Remove synchronizing instruction in MP unlock code. It turns out

not to be necessary.
svn path=/head/; revision=59664
2025-01-17 15:27:36 +00:00 · 2000-04-26 21:16:54 +00:00 · 2000-04-26 21:16:54 +00:00 · 3daa19c0bb · 2020-12-20 02:59:44 +00:00
commit 3daa19c0bb
parent d323ddf317
1 changed files with 21 additions and 10 deletions
--- a/sys/i386/i386/mplock.s
+++ b/sys/i386/i386/mplock.s
@ -162,17 +162,26 @@ NON_GPROF_ENTRY(MPtrylock)
 *
 *  SERIALIZATION NOTE!
 *
- *  The pentium may execute instructions out of order.  On a UP system
- *  this isn't a problem but on an MP system the pentium can get it 
- *  wrong.
+ *  After a lot of arguing, it turns out that there is no problem with
+ *  not having a synchronizing instruction in the MP unlock code.  There
+ *  are two things to keep in mind:  First, Intel guarentees that writes
+ *  are ordered amoungst themselves.  Second, the P6 is allowed to reorder
+ *  reads around writes.  Third, the P6 maintains cache consistency (snoops
+ *  the bus).  The second is not an issue since the one read we do is the 
+ *  basis for the conditional which determines whether the write will be 
+ *  made or not.
 *
- *  We must force instruction serialization prior to releasing the MP lock for
- *  the last time.  'cpuid' or a locked bus cycle will accomplish this.  A
- *  locked bus cycle is the fastest solution.  We use a memory location that
- *  we know we 'own' in our cache to provide for the fastest execution of the
- *  instruction, one that has no contention with other cpu's.  0(%esp) is
- *  perfect.  It may also be possible to use invlpg for even more speed,
- *  but this will be less deterministic across processor families.

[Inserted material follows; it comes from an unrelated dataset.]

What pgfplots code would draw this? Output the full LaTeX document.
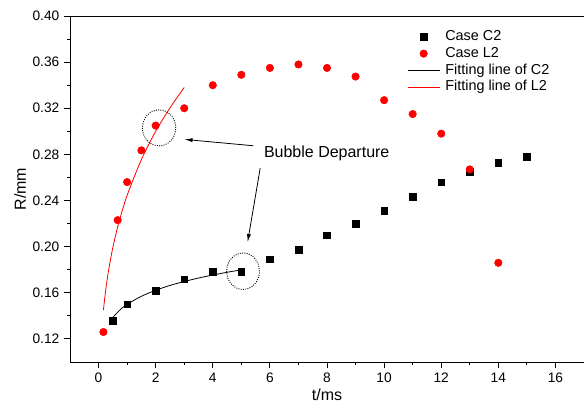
\documentclass[border=0pt]{standalone}
\usepackage{fontspec}
\setmainfont{Liberation Sans}
\usepackage{pgfplots}
\pgfplotsset{compat=1.18}
\usetikzlibrary{arrows.meta}

\begin{document}
\begin{tikzpicture}
\begin{axis}[
  at={(0,0)}, anchor=south west,
  scale only axis,
  width=385.5pt, height=259.5pt,
  xmin=-1, xmax=17, ymin=0.10, ymax=0.40,
  xtick={0,2,...,16}, ytick={0.12,0.16,...,0.41},
  minor x tick num=1, minor y tick num=1,
  axis x line=box, axis y line=left,
  axis line style={-, line width=0.7pt},
  xtick pos=bottom, ytick pos=left,
  tick align=outside,
  major tick length=4.5pt, minor tick length=2.5pt,
  every tick/.style={black, line width=0.7pt},
  /pgf/number format/assume math mode=true,
  tick label style={font=\fontsize{10.3}{12}\selectfont},
  yticklabel style={/pgf/number format/fixed, /pgf/number format/fixed zerofill, /pgf/number format/precision=2},
  xlabel={t/ms}, ylabel={R/mm},
  label style={font=\fontsize{12}{14}\selectfont},
  xlabel style={yshift=2pt},
  ylabel style={yshift=-2pt},
  legend image code/.code={\draw[mark repeat=2,mark phase=2,#1] plot coordinates {(0cm,0cm) (0.42cm,0cm) (0.84cm,0cm)};},
  legend style={at={(0.648,0.972)}, anchor=north west, draw=none, fill=none,
    font=\fontsize{10.8}{12}\selectfont, row sep=0pt,
    nodes={text height=8.2pt, text depth=2.3pt, inner sep=1pt},
    /tikz/every odd column/.append style={column sep=3pt}},
  legend cell align=left,
]
\addplot[only marks, mark=square*, mark size=2.5pt, black] coordinates {
  (0.5,0.136) (1,0.150) (2,0.162) (3,0.1716) (4,0.178) (5,0.178) (6,0.189)
  (7,0.1976) (8,0.210) (9,0.220) (10,0.231) (11,0.243) (12,0.2557) (13,0.265)
  (14,0.273) (15,0.278)};
\addplot[only marks, mark=*, mark size=2.8pt, red] coordinates {
  (0.17,0.126) (0.67,0.223) (1,0.256) (1.5,0.2835) (2,0.305) (3,0.320) (4,0.340)
  (5,0.349) (6,0.355) (7,0.358) (8,0.355) (9,0.3475) (10,0.327) (11,0.315)
  (12,0.298) (13,0.267) (14,0.186)};
\addplot[black, line width=0.6pt, smooth, no marks] coordinates {
  (0.5,0.1387) (0.75,0.1452) (1,0.150) (1.5,0.1570) (2,0.1622) (2.5,0.1664)
  (3,0.1698) (3.5,0.1728) (4,0.1754) (4.5,0.1778) (5,0.1799)};
\addplot[red, line width=0.6pt, smooth, no marks] coordinates {
  (0.17,0.1449) (0.25,0.1624) (0.35,0.1793) (0.5,0.1992) (0.7,0.2200) (1,0.2444)
  (1.5,0.2755) (2,0.300) (2.5,0.3203) (3,0.3380)};
\legend{Case C2, Case L2, Fitting line of C2, Fitting line of L2}

\draw[densely dotted, line width=0.7pt] (axis cs:2.12,0.303) ellipse [x radius=12.5pt, y radius=13.5pt];
\draw[densely dotted, line width=0.7pt] (axis cs:5.06,0.1787) ellipse [x radius=12.3pt, y radius=13.7pt];
\node[font=\fontsize{12}{14}\selectfont] at (axis cs:7.99,0.2811) {Bubble Departure};
\draw[-{Latex[length=6pt,width=3pt]}, line width=0.6pt] (axis cs:5.42,0.2875) -- (axis cs:3.01,0.293);
\draw[-{Latex[length=6pt,width=3pt]}, line width=0.6pt] (axis cs:5.66,0.268) -- (axis cs:5.22,0.204);
\end{axis}
\pgfresetboundingbox
\path (-52.5pt,-34.5pt) rectangle (385.5pt,271.5pt);
\end{tikzpicture}
\end{document}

+ *  Therefore, no synchronizing instruction is required on unlock.  There are
+ *  three performance cases:  First, if a single cpu is getting and releasing
+ *  the lock the removal of the synchronizing instruction saves approx
+ *  200 nS (testing w/ duel cpu PIII 450).  Second, if one cpu is contending
+ *  for the lock while the other holds it, the removal of the synchronizing
+ *  instruction results in a 700nS LOSS in performance.  Third, if two cpu's
+ *  are switching off ownership of the MP lock but not contending for it (the
+ *  most common case), this results in a 400nS IMPROVEMENT in performance.
+ *
+ *  Since our goal is to reduce lock contention in the first place, we have
+ *  decided to remove the synchronizing instruction from the unlock code.
 */

 NON_GPROF_ENTRY(MPrellock_edx)
@ -182,8 +191,10 @@ NON_GPROF_ENTRY(MPrellock_edx)
 	jnz	2f
 	ARB_HWI				/* last release, arbitrate hw INTs */
 	movl	$FREE_LOCK, %ecx	/* - In which case we release it */
+#if 0
 	lock
 	addl	$0,0(%esp)		/* see note above */
+#endif
 2:
 	movl	%ecx, (%edx)
 	ret